Ainda para mais, no mundo desenvolvido a medicina tornou-se mais numa gestão de doenças crónicas que em actos de cura, logo necessita de mudanças de hábitos de vida por parte dos doentes. A motivação para mudar de hábitos de vida tem de vir da empatia e visão abrangente do médico, capaz de fazer dos doentes parceiros na gestão da sua doença.
Da mesma maneira, a um advogado não lhe basta o conhecimento especializado pois tem de conhecer as circunstâncias de vida dos clientes para poder aconselhá-los adequadamente.

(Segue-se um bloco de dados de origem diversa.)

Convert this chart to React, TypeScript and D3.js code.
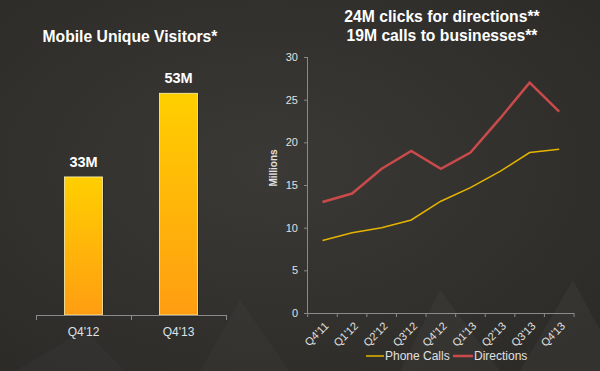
import React from 'react';
import * as d3 from 'd3';

// left chart: mobile unique visitors (millions)
const barCats = ["Q4'12", "Q4'13"];
const barValues = [33, 53];
const barLabels = ['33M', '53M'];

// right chart: quarterly clicks / calls (millions)
const quarters = ["Q4'11", "Q1'12", "Q2'12", "Q3'12", "Q4'12", "Q1'13", "Q2'13", "Q3'13", "Q4'13"];
const phoneCalls = [8.5, 9.4, 10.0, 10.9, 13.1, 14.7, 16.6, 18.8, 19.2];
const directions = [13.0, 14.0, 16.9, 19.0, 16.9, 18.8, 22.8, 27.0, 23.6];
const yTicks = [0, 5, 10, 15, 20, 25, 30];

const FONT = '"Liberation Sans", Arial, sans-serif';

const App = () => {
  const W = 600;
  const H = 371;

  // left bars
  const xBar = d3.scaleBand().domain(barCats).range([36, 226]).padding(0);
  const yBar = d3.scaleLinear().domain([0, 60]).range([315, 64]);
  const barW = xBar.bandwidth() * 0.4;

  // right lines
  const xL = d3.scaleBand().domain(quarters).range([307.7, 574]).padding(0);
  const yL = d3.scaleLinear().domain([0, 30]).range([313, 57]);
  const cx = (q: string) => (xL(q) as number) + xL.bandwidth() / 2;
  const line = d3.line<number>()
    .x((_, i) => cx(quarters[i]))
    .y((d) => yL(d));

  return (
    <svg width={W} height={H} style={{ position: 'absolute', left: 0, top: 0 }} fontFamily={FONT}>
      <defs>
        <radialGradient id="bg" cx="0.45" cy="0.45" r="0.7">
          <stop offset="0" stopColor="#3b3935" />
          <stop offset="1" stopColor="#2c2b28" />
        </radialGradient>
        <linearGradient id="barFill" x1="0" y1="0" x2="0" y2="1">
          <stop offset="0" stopColor="#ffcf00" />
          <stop offset="1" stopColor="#ff9d12" />
        </linearGradient>
      </defs>
      <rect width={W} height={H} fill="url(#bg)" />
      {/* faint decorative triangles */}
      <polygon points="15,371 85,330 125,371" fill="#ffffff" opacity={0.025} />
      <polygon points="400,371 440,290 500,371" fill="#ffffff" opacity={0.03} />
      <polygon points="520,371 573,280 600,330 600,371" fill="#ffffff" opacity={0.035} />
      <polygon points="200,371 240,300 290,371" fill="#ffffff" opacity={0.02} />

      {/* left chart */}
      <text x={130} y={42} textAnchor="middle" fill="#ffffff" fontSize={15.7} fontWeight="bold">
        Mobile Unique Visitors*
      </text>
      {barCats.map((c, i) => {
        const x = (xBar(c) as number) + (xBar.bandwidth() - barW) / 2;
        const y = yBar(barValues[i]);
        return (
          <g key={c}>
            <rect x={x + 1.5} y={y + 1.5} width={barW} height={yBar(0) - y} fill="#000" opacity={0.25} />
            <rect x={x} y={y} width={barW} height={yBar(0) - y} fill="url(#barFill)" stroke="#fff3b0" strokeWidth={0.8} />
            <text x={x + barW / 2} y={y - 10} textAnchor="middle" fill="#ffffff" fontSize={14.5} fontWeight="bold">
              {barLabels[i]}
            </text>
            <text x={x + barW / 2} y={336} textAnchor="middle" fill="#dde2ea" fontSize={12}>
              {c}
            </text>
          </g>
        );
      })}
      <line x1={36} x2={226} y1={315.5} y2={315.5} stroke="#8a8a8a" />
      {[36, 131, 226].map((t) => (
        <line key={t} x1={t + 0.5} x2={t + 0.5} y1={315} y2={320} stroke="#8a8a8a" />
      ))}

      {/* right chart */}
      <text x={442} y={22} textAnchor="middle" fill="#ffffff" fontSize={15.7} fontWeight="bold">
        24M clicks for directions**
      </text>
      <text x={442} y={41} textAnchor="middle" fill="#ffffff" fontSize={15.7} fontWeight="bold">
        19M calls to businesses**
      </text>
      <text transform={`translate(273,168) rotate(-90)`} textAnchor="middle" dy="0.35em" fill="#e0e0e0" fontSize={10} fontWeight="bold">
        Millions
      </text>
      <line x1={307.5} x2={307.5} y1={yL(30)} y2={yL(0)} stroke="#8a8a8a" />
      {yTicks.map((t) => (
        <g key={t}>
          <line x1={304} x2={307.5} y1={yL(t) + 0.5} y2={yL(t) + 0.5} stroke="#8a8a8a" />
          <text x={298} y={yL(t)} dy="0.35em" textAnchor="end" fill="#e0e0e0" fontSize={11}>
            {t}
          </text>
        </g>
      ))}
      <line x1={307.7} x2={574} y1={yL(0) + 0.5} y2={yL(0) + 0.5} stroke="#8a8a8a" />
      {[...quarters.map((q) => xL(q) as number), 574].map((t, i) => (
        <line key={i} x1={t} x2={t} y1={yL(0)} y2={yL(0) + 4} stroke="#8a8a8a" />
      ))}
      {quarters.map((q) => (
        <text key={q} transform={`translate(${cx(q) + 4},${yL(0) + 11}) rotate(-45)`} textAnchor="end" dy="0.35em" fill="#e0e0e0" fontSize={11}>
          {q}
        </text>
      ))}
      <path d={line(phoneCalls) as string} fill="none" stroke="#e6b400" strokeWidth={1.5} />
      <path d={line(directions) as string} fill="none" stroke="#c94a4a" strokeWidth={2.5} />

      {/* legend */}
      <line x1={366} x2={384} y1={356} y2={356} stroke="#e6b400" strokeWidth={1.5} />
      <text x={385} y={356} dy="0.35em" fill="#e0e0e0" fontSize={12}>Phone Calls</text>
      <line x1={453} x2={473} y1={356} y2={356} stroke="#c94a4a" strokeWidth={2.5} />
      <text x={474} y={356} dy="0.35em" fill="#e0e0e0" fontSize={12}>Directions</text>
    </svg>
  );
};

export default App;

Na educação é igual. Um bom professor tem de ser capaz de entrar no modus operandi intelectual do aluno, no seu contexto e na sua motivação particular, pois de outro modo não chega a ele.
Cultivar estas virtudes intelectuais não conflitua com o treino em áreas específicas do conhecimento. Pelo contrário, ajudam a criar uma força de trabalho mais sólida e flexível, mais persistente, capaz de procurar ajuda, de buscar formação, de ajudar outros.
Os professores têm de modelar a formação destas virtudes no seu comportamento diário. A maneira como fazemos perguntas aos alunos ensina-os a fazer perguntas. Ensinamo-los a ouvir pela maneira como os ouvimos, ensinamo-los quando interromper pela maneira como interrompemos; encorajamos a honestidade intelectual quando dizemos, a respeito de algo que não sabemos, 'não sei'. Porque os estudantes estão sempre a observar-nos em tudo. Temos que fazer estas coisas, não de modo acidental mas deliberadamente. [é aqui e assim, na prática diária, que se treina o respeito e a cidadania e não em disciplinas à parte]
Barry Schwartz é quem defende assim estas ideias e está a pensar na prática das universidades mas o que ele diz é o que qualquer professor intelectualmente honesto tenta fazer nas aulas com os estudantes e consigo próprio.